La sua intera gestione si basa su una proposta controllata e soggiogante di autosufficienza. Perderla è essere persi. Una filosofia della vulnerabilità, e non solo della minaccia di morte, ci apre la possibilità di pensarci politicamente a partire dalla dipendenza che ci lega gli uni agli altri, da una libertà intesa non più come autosufficienza ma come conquista della nostra propria interdipendenza. Questo è stato segnalato da Judith Butler nei suoi lavori sul lutto e sulla perdita ma sarebbe importante svilupparlo più in là dell’ombra del dolore e iscriverlo come impostazione fondamentale in una politica dei corpi vivi.
Da questa prospettiva, esporsi al mondo non può essere una mera esperienza linguistica. Ogni parola trascina con sé la materialità del mondo e s’incarna in un corpo vulnerabile. Per questo è necessario rivedere la fiducia che la filosofia contemporanea ha mantenuto nel linguistico come luogo privilegiato della politica. È la concezione classica che Hannah Arendt riprende nella sua ridefinizione dell’agorà moderna, ma è anche quella che guida ancora molte delle posizioni post-strutturaliste sulla creazione di nuovi sensi e forme di vita, così come le proposte del marxismo italiano più recente sulla possibilità di una resistenza del comune nella cornice del nuovo capitalismo cognitivo.

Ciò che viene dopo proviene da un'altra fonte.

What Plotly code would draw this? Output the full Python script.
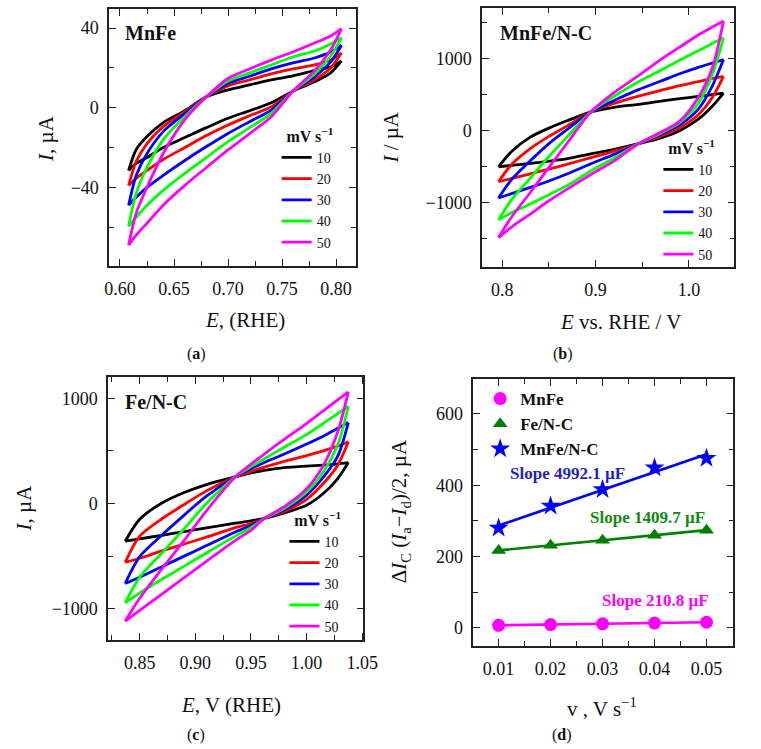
import numpy as np
import plotly.graph_objects as go

FONT = "Liberation Serif"

rates = ["10", "20", "30", "40", "50"]
colors = ["#000000", "#ff0000", "#0000ff", "#00ff00", "#ff00ff"]

# ---------- panel (a) MnFe ----------
a_E = [0.608, 0.615, 0.625, 0.64, 0.66, 0.68, 0.70, 0.72, 0.74, 0.76, 0.78, 0.795, 0.805]
a_upper = [
    [-31.5, -21, -14.5, -7.5, -1.5, 5.5, 9, 11.5, 14, 16, 18.7, 20.5, 23.5],
    [-39, -27, -18, -9.5, -2, 5.5, 11, 14, 17, 19.5, 21.5, 24, 27.6],
    [-49, -34, -23, -12, -3, 5.5, 12.2, 15.8, 19.5, 22.5, 25, 28, 31.4],
    [-59.6, -43, -30, -16, -4.5, 5.5, 13.4, 17.5, 21.5, 25.5, 28.5, 32, 35.2],
    [-69, -53, -40, -23, -6, 5.5, 14.7, 19.5, 23.9, 28, 32.5, 36, 39.7],
]
a_lower = [
    [-31.5, -28, -25, -20, -15, -10, -5.3, -1.5, 2.5, 8.3, 13, 17.5, 23.5],
    [-39, -35.5, -31.5, -26, -20, -14, -8.7, -4, 0.5, 8.3, 14, 20, 27.6],
    [-49, -45, -40, -34, -26.5, -19.5, -12.9, -7, -1.2, 8.3, 15.5, 23, 31.4],
    [-59.6, -55, -49, -41.5, -33, -25, -17, -10, -2.8, 8.3, 17, 26, 35.2],
    [-69, -64, -58, -49, -39, -30, -21.2, -13, -4.5, 8.3, 18.5, 29, 39.7],
]

# ---------- panel (b) MnFe/N-C ----------
b_E = [0.796, 0.81, 0.83, 0.85, 0.87, 0.895, 0.92, 0.946, 0.97, 0.99, 1.01, 1.025, 1.037]
b_upper = [
    [-503, -290, -90, 35, 140, 261, 325, 365, 410, 445, 475, 500, 522],
    [-709, -470, -250, -80, 70, 261, 380, 480, 560, 625, 680, 725, 755],
    [-937, -680, -420, -180, 20, 261, 420, 570, 690, 790, 880, 940, 988],
    [-1240, -960, -660, -360, -80, 261, 480, 680, 840, 980, 1110, 1210, 1291],
    [-1487, -1200, -860, -510, -165, 261, 530, 765, 990, 1160, 1330, 1440, 1524],
]
b_lower = [
    [-503, -482, -455, -425, -390, -322, -260, -182, -100, 0, 160, 340, 522],
    [-709, -665, -600, -535, -465, -375, -285, -182, -75, 40, 220, 460, 755],
    [-937, -875, -790, -700, -600, -460, -330, -182, -50, 80, 300, 620, 988],
    [-1240, -1140, -1020, -890, -760, -560, -380, -182, -35, 110, 380, 780, 1291],
    [-1487, -1340, -1160, -975, -810, -610, -420, -182, -20, 130, 460, 870, 1524],
]

# ---------- panel (c) Fe/N-C ----------
c_E = [0.837, 0.85, 0.87, 0.89, 0.91, 0.936, 0.95, 0.962, 0.98, 1.0, 1.015, 1.028, 1.0375]
c_upper = [
    [-358, -150, 5, 105, 180, 253, 290, 315, 340, 355, 365, 377, 389],
    [-560, -310, -145, -10, 120, 253, 305, 345, 400, 455, 500, 545, 586],
    [-760, -505, -300, -110, 70, 253, 330, 390, 470, 565, 640, 715, 769],
    [-943, -700, -470, -240, 0, 253, 350, 425, 535, 655, 760, 855, 924],
    [-1117, -900, -620, -350, -70, 253, 375, 470, 610, 760, 880, 985, 1060],
]
c_lower = [
    [-358, -336, -302, -267, -232, -187, -165, -142, -89, -16, 95, 237, 389],
    [-560, -520, -450, -385, -320, -230, -190, -142, -75, 40, 190, 364, 586],
    [-760, -700, -600, -500, -400, -270, -210, -142, -60, 80, 250, 450, 769],
    [-943, -850, -720, -595, -470, -310, -230, -142, -45, 110, 300, 560, 924],
    [-1117, -1015, -860, -705, -550, -350, -255, -142, -30, 140, 360, 680, 1060],
]

# ---------- panel (d) double-layer capacitance ----------
d_v = [0.01, 0.02, 0.03, 0.04, 0.05]
d_names = ["MnFe", "Fe/N-C", "MnFe/N-C"]
d_values = [
    [7.5, 9.6, 11.7, 13.8, 16.0],
    [217, 232, 246, 260, 274],
    [280, 342, 388, 449, 476],
]
d_slopes = ["210.8", "1409.7", "4992.1"]
d_colors = ["#ff00ff", "#008000", "#0000ff"]
d_text_colors = ["#ff00ff", "#128a12", "#1f1fc8"]
d_symbols = ["circle", "triangle-up", "star"]
d_sizes = [13, 13, 15]
d_slope_pos = [(0.0401, 78), (0.0387, 311), (0.0232, 432)]

fig = go.Figure()

panels = [
    (a_E, a_upper, a_lower, "x", "y", "legend"),
    (b_E, b_upper, b_lower, "x2", "y2", "legend2"),
    (c_E, c_upper, c_lower, "x3", "y3", "legend3"),
]
for E, ups, lows, xa, ya, leg in panels:
    for i, r in enumerate(rates):
        line = dict(color=colors[i], width=2.8, shape="spline", smoothing=0.8)
        fig.add_trace(go.Scatter(x=E, y=ups[i], mode="lines", line=line, name=r,
                                 legend=leg, legendgroup=leg + r, xaxis=xa, yaxis=ya))
        fig.add_trace(go.Scatter(x=E, y=lows[i], mode="lines", line=line, name=r,
                                 legend=leg, legendgroup=leg + r, showlegend=False,
                                 xaxis=xa, yaxis=ya))

for i, name in enumerate(d_names):
    k, b = np.polyfit(d_v, d_values[i], 1)
    fit = [k * v + b for v in d_v]
    fig.add_trace(go.Scatter(x=d_v, y=fit, mode="lines",
                             line=dict(color=d_colors[i], width=2.7),
                             showlegend=False, xaxis="x4", yaxis="y4", hoverinfo="skip"))
for i, name in enumerate(d_names):
    fig.add_trace(go.Scatter(x=d_v, y=d_values[i], mode="markers",
                             marker=dict(symbol=d_symbols[i], size=d_sizes[i], color=d_colors[i]),
                             name="<b>%s</b>" % name, legend="legend4",
                             xaxis="x4", yaxis="y4"))

AX = "#222222"
tickfont = dict(family=FONT, size=18, color="#111111")


def axis(domain, rng, dtick, tick0, minor_dtick, fmt, anchor, is_x):
    d = dict(domain=domain, range=rng, dtick=dtick, tick0=tick0, tickformat=fmt,
             anchor=anchor, showline=True, linecolor=AX, linewidth=1.5,
             mirror="allticks", ticks="inside", ticklen=7, tickwidth=1.3, tickcolor=AX,
             showgrid=False, zeroline=False, tickfont=tickfont,
             minor=dict(dtick=minor_dtick, tick0=tick0, ticks="inside", ticklen=5,
                        tickwidth=1.3, tickcolor=AX, showgrid=False))
    d["ticklabelstandoff"] = 6 if is_x else 5
    return d


W, H = 761, 749


def px_x(p):
    return p / W


def px_y(p):
    return 1 - p / H


fig.update_layout(
    width=W, height=H, margin=dict(l=0, r=0, t=0, b=0),
    paper_bgcolor="white", plot_bgcolor="white",
    xaxis=axis([px_x(107), px_x(360)], [0.59, 0.818], 0.05, 0.6, 0.025, ".2f", "y", True),
    yaxis=axis([px_y(266), px_y(9)], [-79.5, 49.6], 40, 0, 20, "", "x", False),
    xaxis2=axis([px_x(490), px_x(749)], [0.7784, 1.0486], 0.1, 0.8, 0.05, ".1f", "y2", True),
    yaxis2=axis([px_y(267), px_y(8)], [-1896, 1705], 1000, 0, 500, "", "x2", False),
    xaxis3=axis([px_x(106), px_x(368)], [0.8217, 1.051], 0.05, 0.85, 0.025, ".2f", "y3", True),
    yaxis3=axis([px_y(640), px_y(377)], [-1297, 1202], 1000, 0, 500, "", "x3", False),
    xaxis4=axis([px_x(481), px_x(748)], [0.00514, 0.05516], 0.01, 0.01, 0.005, ".2f", "y4", True),
    yaxis4=axis([px_y(646), px_y(379)], [-50.6, 698], 200, 0, 100, "", "x4", False),
)

leg_font = dict(family=FONT, size=14, color="#111111")
leg_title = dict(text="<b>mV s<sup>−1</sup></b>", font=dict(family=FONT, size=16, color="#111111"),
                 side="top right")
for name, x, y in [("legend", 279, 121), ("legend2", 671, 133), ("legend3", 287, 505)]:
    fig.update_layout({name: dict(x=px_x(x), y=px_y(y), xanchor="left", yanchor="top",
                                  bgcolor="rgba(0,0,0,0)", font=leg_font, title=leg_title,
                                  tracegroupgap=0)})
fig.update_layout(legend4=dict(x=px_x(488), y=px_y(381), xanchor="left", yanchor="top",
                               bgcolor="rgba(0,0,0,0)",
                               font=dict(family=FONT, size=17, color="#111111"),
                               tracegroupgap=0))

ann = []


def text(x, y, t, size=21, angle=0, xanchor="center", color="#111111", xref="paper", yref="paper"):
    ann.append(dict(x=x, y=y, xref=xref, yref=yref, text=t, showarrow=False,
                    textangle=angle, xanchor=xanchor, yanchor="middle",
                    font=dict(family=FONT, size=size, color=color)))


# panel labels
text(px_x(121), px_y(33), "<b>MnFe</b>", 20, xanchor="left")
text(px_x(506), px_y(33), "<b>MnFe/N-C</b>", 20, xanchor="left")
text(px_x(121), px_y(402), "<b>Fe/N-C</b>", 20, xanchor="left")

# axis titles
text(px_x(246), px_y(320), "<i>E</i>, (RHE)")
text(px_x(632), px_y(322), "<i>E</i> vs. RHE / V")
text(px_x(232), px_y(705), "<i>E</i>, V (RHE)")
text(px_x(613), px_y(707), "v , V s<sup>−1</sup>")
text(px_x(42), px_y(138), "<i>I</i>, µA", angle=-90)
text(px_x(396), px_y(138), "<i>I</i> / µA", angle=-90)
text(px_x(20), px_y(508), "<i>I</i>, µA", angle=-90)
text(px_x(406), px_y(511),
     "Δ<i>I</i><sub>C</sub> (<i>I</i><sub>a</sub>−<i>I</i><sub>d</sub>)/2, µA", angle=-90)

# captions
text(px_x(197), px_y(354), "(<b>a</b>)", 16)
text(px_x(573), px_y(354), "(<b>b</b>)", 16)
text(px_x(196), px_y(735), "(<b>c</b>)", 16)
text(px_x(572), px_y(735), "(<b>d</b>)", 16)

# slope labels
for i in range(3):
    x, y = d_slope_pos[i]
    text(x, y, "<b>Slope %s µF</b>" % d_slopes[i], 17, color=d_text_colors[i],
         xref="x4", yref="y4")

fig.update_layout(annotations=ann)
fig.write_html("out.html")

In questa fiducia coincidono pure le posizioni espresse, come abbiamo visto, dai pensatori di questa comunità inoperosa come preservazione di una comunicazione infinita. Il problema è che oggi siamo immersi in una crisi di parole, occultata sotto l’apoteosi della comunicazione, che non si risolve né preservando la linguisticità dell’essere umano né restituendo al linguaggio tutta la sua potenza costituente/costitutiva. Il problema delle parole è oggi quello della loro credibilità. Una parola credibile è quella capace di scuotere la nostra vita e squilibrare la realtà. Questa è la forza di una parola d’amore.
Quando e come può avere questa stessa forza la parola politica? Gli studi sia teorici che pratici sulla performatività si avvicinano oggi a questo tipo di domande. Ma bisogna andare più in là della teoria dell’atto linguistico per poter rispondere ad esse. Una parola credibile, sia d’amore che politica, è la parola che crede nel mondo. Come scrisse Deleuze ormai anni fa, questa fiducia è forse ciò che ci manca di più. Ma quando oggi una nuova esplosione irrompe con il suo “no” scritto in fiamme nel rumore della grande città globale, qualcosa di questa fiducia in un mondo comune si sta esprimendo. Ogni volta che diciamo “no”, ci manca il discorso per finire la frase, per costruire qualcosa con la forza anonima del nostro rifiuto. Ma questo “no” è una parola credibile. È un “no risoluto”, come scrisse Blanchot. Il no in cui si esprime l’amicizia fragile e al tempo stesso incrollabile di coloro che non stanno insieme ma si espongono insieme al mondo.